Video-to-3D Reconstruction

Video-to-3D reconstruction is a computer vision and machine learning technique that transforms ordinary 2D video sequences into fully realized three-dimensional geometric representations of the captured scene. Rather than requiring specialized depth sensors or structured light equipment, these methods extract spatial information that is implicitly encoded in how objects appear across multiple video frames — leveraging cues such as parallax, shading, texture gradients, and motion patterns to infer depth and structure.

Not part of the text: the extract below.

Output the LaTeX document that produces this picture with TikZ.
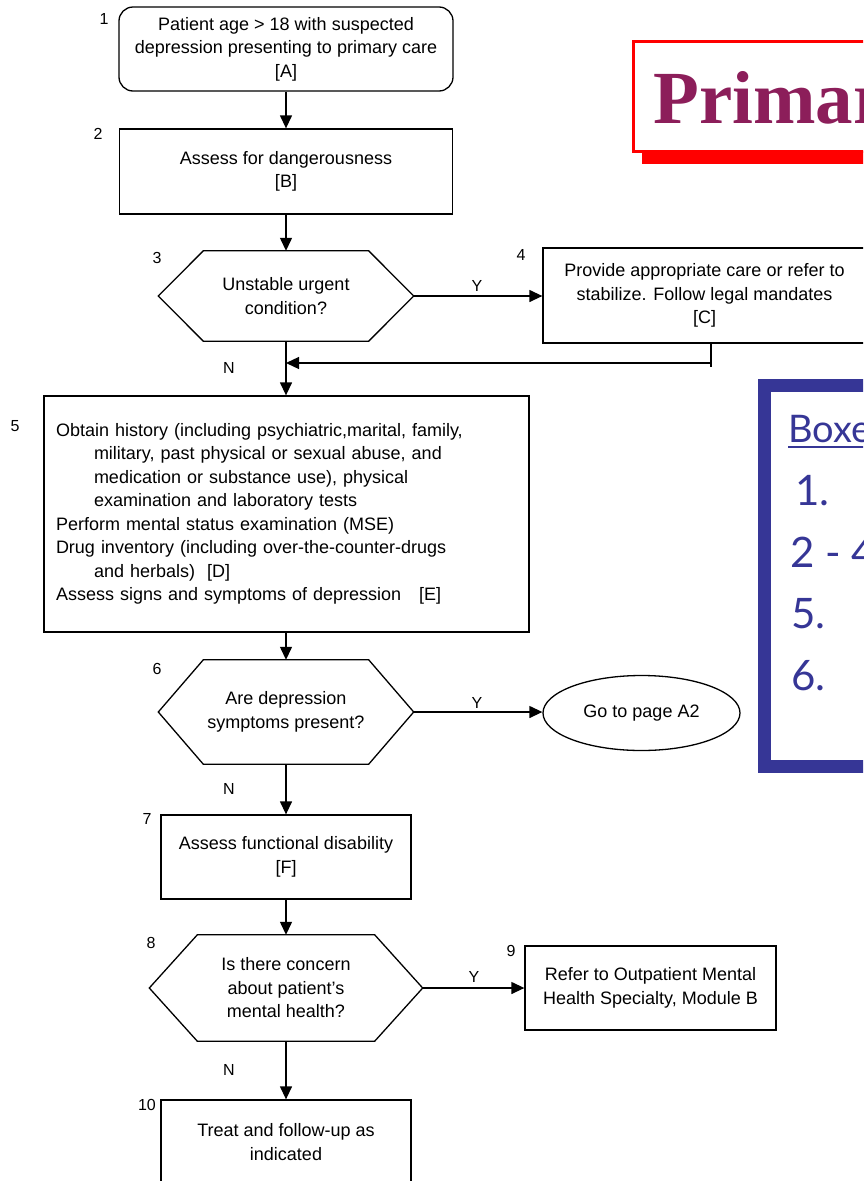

The core pipeline typically involves several interconnected stages. First, feature tracking or optical flow algorithms identify corresponding points across frames as the camera moves. These correspondences feed into structure-from-motion (SfM) or simultaneous localization and mapping (SLAM) algorithms that jointly estimate camera pose and sparse scene geometry. Dense reconstruction methods, including multi-view stereo (MVS) and, more recently, neural radiance fields (NeRF) and Gaussian splatting, then fill in detailed surface geometry and appearance. Deep learning has dramatically improved each stage — learned depth estimation networks can infer plausible geometry even from monocular video with no camera motion, while end-to-end neural approaches can reconstruct scenes with photorealistic fidelity from relatively few frames.

The practical significance of video-to-3D reconstruction is substantial and growing. In augmented and virtual reality, it enables rapid digitization of real environments without expensive scanning hardware. In film and gaming, it accelerates the creation of digital doubles and virtual sets. Autonomous vehicles and robotics use related techniques for real-time scene understanding. E-commerce platforms are exploring it for generating 3D product previews from simple smartphone recordings. The democratization of this capability — moving it from research labs requiring controlled conditions to consumer devices — represents one of the more consequential trends in applied computer vision.

The field advanced considerably through the 2010s as deep learning matured, with milestones including learned single-image depth estimation, real-time dense SLAM systems, and the introduction of NeRF in 2020, which demonstrated that neural networks could serve as implicit 3D scene representations with unprecedented visual quality. Ongoing research focuses on speed, generalization to unconstrained in-the-wild video, and handling dynamic objects within scenes.